Cumhurbaşkanı Erdoğan, bir diğer taraftan da buralarda gerek mücellit yetiştirme, gerekse tezhip, hat gibi alanlara yönelik çalışmaları da yaptıracaklarını aktararak, her fırsatta ilmi çalışmalara, akademik gayretlere, araştırmalara öncelik veren yenilikçi projelerin öneminin altını çizdiklerini kaydetti.
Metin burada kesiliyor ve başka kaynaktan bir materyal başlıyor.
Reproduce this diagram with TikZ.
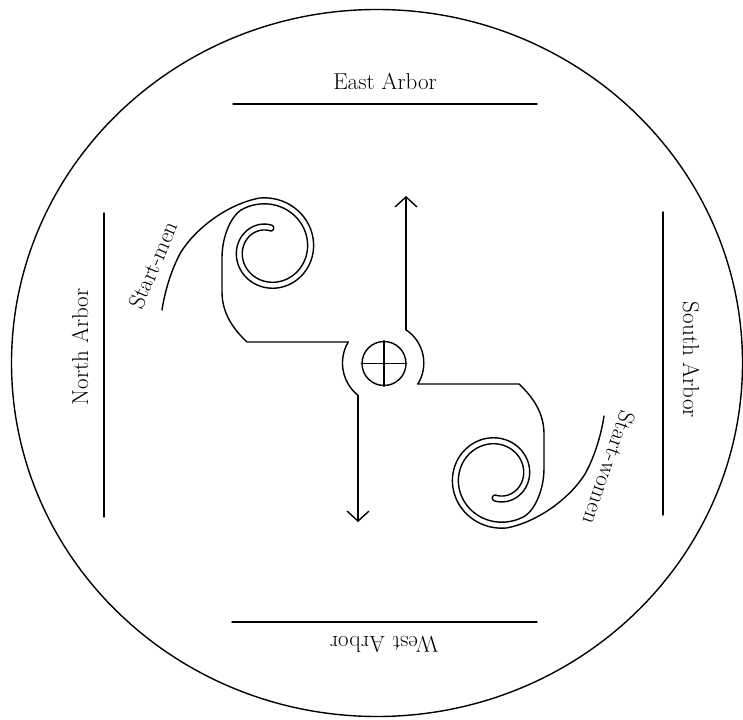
\documentclass[tikz,border=0pt]{standalone}
\usetikzlibrary{arrows.meta}
\newcommand{\drawarm}{%
 \draw (162,310) .. controls (165,290) and (172,268) .. (181,252)
   .. controls (196,228) and (228,204) .. (259.3,198.1)
   -- plot[domain=-100:276,samples=150] ({268.4+(45-0.07333*\x)*cos(\x)},{249.6+(45-0.07333*\x)*sin(\x)})
   -- plot[domain=0:180,samples=19] ({270.67+3*cos(276+\x)},{227.96+3*sin(276+\x)})
   -- plot[domain=276:-125,samples=150] ({268.4+(39-0.07333*\x)*cos(\x)},{249.6+(39-0.07333*\x)*sin(\x)})
   .. controls (231,217) and (222,236) .. (222,258)
   -- (222,292) .. controls (222,312) and (232,328) .. (247,342) -- (348.2,342);}
\begin{document}
\begin{tikzpicture}[x=1pt,y=-1pt,line width=1.4pt,line cap=round,line join=round,
  lbl/.style={font=\fontsize{23}{27}\selectfont,inner sep=0pt},
  arrowline/.style={-{Straight Barb[length=10pt,width=22pt]}}]
\useasboundingbox (0,0) rectangle (743,719);
% outer boundary
\draw (377,363) ellipse [x radius=365.5pt, y radius=353.5pt];
% arbors
\draw (233,104) -- (537,104);
\draw (232,622) -- (537,622);
\draw (104,213) -- (104,517);
\draw (663,212) -- (663,515);
\node[lbl,anchor=base] (east) at (385,90) {East Arbor};
\node[lbl,anchor=base,rotate=180] (west) at (384,636) {West Arbor};
\node[lbl,anchor=base,rotate=90] (north) at (88,347) {North Arbor};
\node[lbl,anchor=base,rotate=-90] (south) at (683,360) {South Arbor};
\node[lbl,rotate=67] (smen) at (153,265) {Start-men};
\node[lbl,rotate=-109] (swomen) at (609,468) {Start-women};
% spiral arms
\drawarm
\begin{scope}[rotate around={180:(383,363)}]
\drawarm
\end{scope}
% arcs around hub
\draw plot[domain=210.4:128.8,samples=40] ({384+41.5*cos(\x)},{363+41.5*sin(\x)});
\draw plot[domain=31.85:-56.44,samples=40] ({384+39.8*cos(\x)},{363+39.8*sin(\x)});
\coordinate (mstart) at (358,395.3);
\coordinate (mtip) at (358,522);
\coordinate (wstart) at (406,329.8);
\coordinate (wtip) at (406,196);
\draw[arrowline] (mstart) -- (mtip);
\draw[arrowline] (wstart) -- (wtip);
% hub
\node[draw,circle,minimum size=44pt,inner sep=0pt] (hub) at (384,363.5) {};
\draw (hub.north) -- (hub.south);
\draw (hub.west) -- (hub.east);
\end{tikzpicture}
\end{document}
Ülkeyi ve milleti tarihte olduğu gibi yeniden bilimde, teknolojide, sanatta ve kültürde ileriye taşıyacak çalışmalara önem verdiklerine işaret eden Erdoğan, konuşmasını şöyle sürdürdü:

"Ancak gösterdiğimiz onca gayrete, verdiğimiz onca mücadeleye rağmen hala bu hususta arzu ettiğimiz seviyeye ulaşamadığımızı da üzüntüyle belirtmek istiyorum. Bilhassa kitap okuma, nitelikli akademik eserler üretme, bilimde çığır açan başarılara imza atma noktasında hala oldukça gerideyiz. Bakınız burada sizlere meramımızı daha iyi anlatacağına inandığım bazı rakamları paylaşmak istiyorum. İstatistiklere göre, ülkemizde her gün televizyon izlemeye 6 saat, internete 3 saat harcıyoruz. Buna karşın kitap okumaya harcadığımız süre kişi başına günde birkaç dakikayı zor buluyor. UNESCO'nun kayıtlarına göre Türkiye, kitap okuma oranında dünyada 86. sırada bulunuyor. Günde 6 saatini televizyona, 3 saatini internete, sosyal medyaya ayıran insanımızın, özellikle gençlerimizin kitap okumaya hasrettiği sürenin dakikalarla ifade dilmesi bize asla yakışmayan bir tablodur. Ülkemizdeki kafe denilen vakit öldürme mekanlarının kütüphanelerimizden çok daha yaygın, çok daha dolu, çok daha kalabalık olması üzerinde hassasiyetle durmamız gerekiyor. Ülkemizin dört bir yanında hayata geçirmeye başladığımız millet kıraathanelerinin vakit öldürülen değil, değerlendirilen yerler olarak yepyeni bir vizyonu ortaya koyacağına inanıyorum. Fakat millet kütüphanelerinin bile ne olduğunu anlamayanlar da var, onu da söyleyeyim. 'Orada tuğla mı dizeceğiz?' diyenler var. Çünkü bilmiyor ki kıraathanenin manasını ne anlamıyor. Fakat uygulama başladı. Her açılışı yaptığımızda, orada üniversite öğrencilerimizi kitaplarının başında gördüğümüzde gurur duyuyorum. Bu iş yaygınlaşarak devam edecek. Her millet bahçesinin bir köşesinde bir millet kıraathanesi... Tüm illerimizde yayılacak."